Within the data below, state how many lines contain the string "this". Provide the number only.

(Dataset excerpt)
-.-.-

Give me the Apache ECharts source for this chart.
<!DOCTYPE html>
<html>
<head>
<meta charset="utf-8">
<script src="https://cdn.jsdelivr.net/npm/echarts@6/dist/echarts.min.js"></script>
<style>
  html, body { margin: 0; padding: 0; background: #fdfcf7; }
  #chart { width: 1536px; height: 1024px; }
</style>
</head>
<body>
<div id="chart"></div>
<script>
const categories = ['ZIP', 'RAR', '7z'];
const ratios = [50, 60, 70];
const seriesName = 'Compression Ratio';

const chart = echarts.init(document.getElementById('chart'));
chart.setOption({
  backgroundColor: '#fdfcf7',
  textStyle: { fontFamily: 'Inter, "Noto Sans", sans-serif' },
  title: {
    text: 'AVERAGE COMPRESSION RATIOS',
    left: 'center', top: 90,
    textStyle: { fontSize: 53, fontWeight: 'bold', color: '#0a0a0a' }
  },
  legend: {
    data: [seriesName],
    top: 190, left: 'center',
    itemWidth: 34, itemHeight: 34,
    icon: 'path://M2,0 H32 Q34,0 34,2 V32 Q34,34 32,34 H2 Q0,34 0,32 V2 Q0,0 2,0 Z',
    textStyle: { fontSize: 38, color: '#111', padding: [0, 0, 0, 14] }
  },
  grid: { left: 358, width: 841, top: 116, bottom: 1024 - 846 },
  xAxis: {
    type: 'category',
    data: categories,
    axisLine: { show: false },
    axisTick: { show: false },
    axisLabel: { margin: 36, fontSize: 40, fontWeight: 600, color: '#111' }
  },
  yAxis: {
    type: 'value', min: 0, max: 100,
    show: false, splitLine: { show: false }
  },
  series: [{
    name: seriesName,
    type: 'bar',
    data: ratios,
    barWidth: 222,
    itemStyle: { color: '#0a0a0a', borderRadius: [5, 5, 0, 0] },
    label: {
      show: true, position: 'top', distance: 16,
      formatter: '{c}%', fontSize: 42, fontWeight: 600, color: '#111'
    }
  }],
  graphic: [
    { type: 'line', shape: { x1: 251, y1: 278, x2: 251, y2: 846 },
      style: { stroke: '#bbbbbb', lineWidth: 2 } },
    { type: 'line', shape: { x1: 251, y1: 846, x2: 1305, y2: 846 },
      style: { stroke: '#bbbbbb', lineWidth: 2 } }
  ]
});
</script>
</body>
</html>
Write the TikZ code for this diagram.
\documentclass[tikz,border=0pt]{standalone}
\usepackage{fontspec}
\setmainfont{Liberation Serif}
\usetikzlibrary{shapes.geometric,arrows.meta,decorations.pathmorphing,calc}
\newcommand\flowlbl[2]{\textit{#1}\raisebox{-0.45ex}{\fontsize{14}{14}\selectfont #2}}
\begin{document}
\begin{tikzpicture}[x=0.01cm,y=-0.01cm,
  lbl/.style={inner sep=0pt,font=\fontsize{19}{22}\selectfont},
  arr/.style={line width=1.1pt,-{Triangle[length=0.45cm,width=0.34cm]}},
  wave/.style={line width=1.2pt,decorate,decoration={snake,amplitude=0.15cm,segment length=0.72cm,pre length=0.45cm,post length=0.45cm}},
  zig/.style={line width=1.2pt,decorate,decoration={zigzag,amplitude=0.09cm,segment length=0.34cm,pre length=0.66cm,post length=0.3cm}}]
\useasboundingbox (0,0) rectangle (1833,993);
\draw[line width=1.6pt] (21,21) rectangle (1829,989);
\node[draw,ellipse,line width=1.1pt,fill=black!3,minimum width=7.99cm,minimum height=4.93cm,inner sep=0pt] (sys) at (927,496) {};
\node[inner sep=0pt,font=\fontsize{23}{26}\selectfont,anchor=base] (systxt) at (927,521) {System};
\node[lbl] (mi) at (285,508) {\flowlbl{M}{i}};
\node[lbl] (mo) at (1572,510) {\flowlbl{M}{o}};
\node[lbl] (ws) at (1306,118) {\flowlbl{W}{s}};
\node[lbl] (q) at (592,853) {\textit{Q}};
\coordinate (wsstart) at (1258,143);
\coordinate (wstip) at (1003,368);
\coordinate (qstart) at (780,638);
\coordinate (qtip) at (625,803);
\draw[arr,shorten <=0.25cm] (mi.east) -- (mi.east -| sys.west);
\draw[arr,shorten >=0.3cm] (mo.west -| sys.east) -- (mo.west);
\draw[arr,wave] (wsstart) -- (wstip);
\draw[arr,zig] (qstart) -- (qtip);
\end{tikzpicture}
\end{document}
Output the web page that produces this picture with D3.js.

-.-.-

_Response_:
3